begin

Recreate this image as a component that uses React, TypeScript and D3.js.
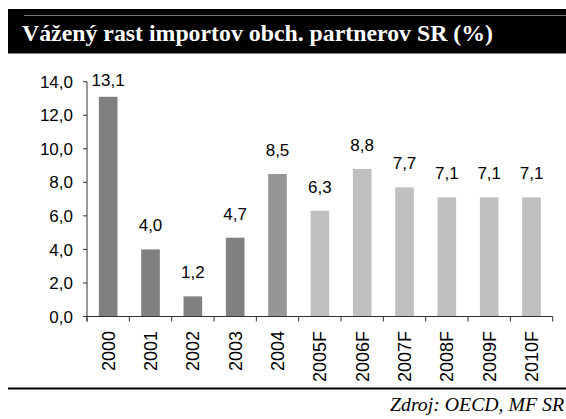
import React from 'react';
import * as d3 from 'd3';

// data
const years = ['2000', '2001', '2002', '2003', '2004', '2005F', '2006F', '2007F', '2008F', '2009F', '2010F'];
const growth = [13.1, 4.0, 1.2, 4.7, 8.5, 6.3, 8.8, 7.7, 7.1, 7.1, 7.1];
const barColors = ['#808080', '#808080', '#808080', '#808080', '#969696', '#c0c0c0', '#c0c0c0', '#c0c0c0', '#c0c0c0', '#c0c0c0', '#c0c0c0'];
const yTickValues = [0, 2, 4, 6, 8, 10, 12, 14];

const title = 'Vážený rast importov obch. partnerov SR (%)';
const source = 'Zdroj: OECD, MF SR';

const fmt = (v: number) => d3.format('.1f')(v).replace('.', ',');

export default function App() {
    const width = 566;
    const height = 419;
    const margin = { t: 81.7, b: 316.5, l: 87, r: 552.7 };

    const x = d3.scaleBand<string>()
        .domain(years)
        .range([margin.l, margin.r])
        .paddingInner(0.56)
        .paddingOuter(0.28);

    const y = d3.scaleLinear()
        .domain([0, 14])
        .range([margin.b, margin.t]);

    const step = x.step();
    const font = 'Arial, "Liberation Sans", sans-serif';

    // y ticks and labels
    const yTicks = yTickValues.map(d => (
        <g key={d} transform={`translate(${margin.l},${y(d)})`}>
            <line x1={-4} x2={0} y1={0} y2={0} stroke="#333" />
            <text x={-14} y={0} dy="0.36em" textAnchor="end" fontSize={17} fontFamily={font} fill="#000">{fmt(d)}</text>
        </g>
    ));

    // x ticks at band edges
    const xTicks = d3.range(years.length + 1).map(i => {
        const px = margin.l + i * step;
        return <line key={i} x1={px} x2={px} y1={margin.b} y2={margin.b + 5} stroke="#333" />;
    });

    const bars = years.map((yr, i) => (
        <rect key={yr} x={x(yr)} y={y(growth[i])} width={x.bandwidth()}
            height={margin.b - y(growth[i])} fill={barColors[i]} />
    ));

    const values = years.map((yr, i) => (
        <text key={yr} x={(x(yr) as number) + x.bandwidth() / 2}
            y={Math.max(y(growth[i]) - 18, 86)}
            textAnchor="middle" fontSize={17} fontFamily={font} fill="#000">{fmt(growth[i])}</text>
    ));

    const xLabels = years.map(yr => {
        const cx = (x(yr) as number) + x.bandwidth() / 2;
        return (
            <text key={yr} transform={`translate(${cx + 6.5},331) rotate(-90)`}
                textAnchor="end" fontSize={18} fontFamily={font} fill="#000">{yr}</text>
        );
    });

    return (
        <svg width={width} height={height} style={{ position: 'absolute', left: 0, top: 0 }}>
            <rect x={0} y={0} width={width} height={height} fill="#fff" />
            {/* title band */}
            <rect x={8} y={9} width={width - 8} height={44} fill="#000" />
            <line x1={24} x2={width} y1={15.5} y2={15.5} stroke="#777" strokeWidth={1} />
            <line x1={8} x2={width} y1={53.5} y2={53.5} stroke="#888" strokeWidth={1} />
            <text x={22} y={41} fontSize={23} fontWeight="bold" fill="#fff"
                fontFamily='"Liberation Serif", "Times New Roman", serif'
                textLength={471} lengthAdjust="spacingAndGlyphs">{title}</text>

            <g>{bars}</g>
            <line x1={margin.l} x2={margin.l} y1={margin.t} y2={margin.b + 5} stroke="#333" />
            <line x1={margin.l - 4} x2={margin.r} y1={margin.b} y2={margin.b} stroke="#333" />
            <g>{yTicks}</g>
            <g>{xTicks}</g>
            <g>{values}</g>
            <g>{xLabels}</g>

            {/* footer */}
            <line x1={8} x2={width} y1={388.5} y2={388.5} stroke="#000" strokeWidth={2} />
            <text x={564} y={411} textAnchor="end" fontSize={19} fontStyle="italic"
                fontFamily='"Liberation Serif", "Times New Roman", serif' fill="#000"
                textLength={174} lengthAdjust="spacingAndGlyphs">{source}</text>
        </svg>
    );
}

end

**What to produce**
Go through the listing above and report how many of its lines contain the word "React", with only the number as output.

**Full answer**
2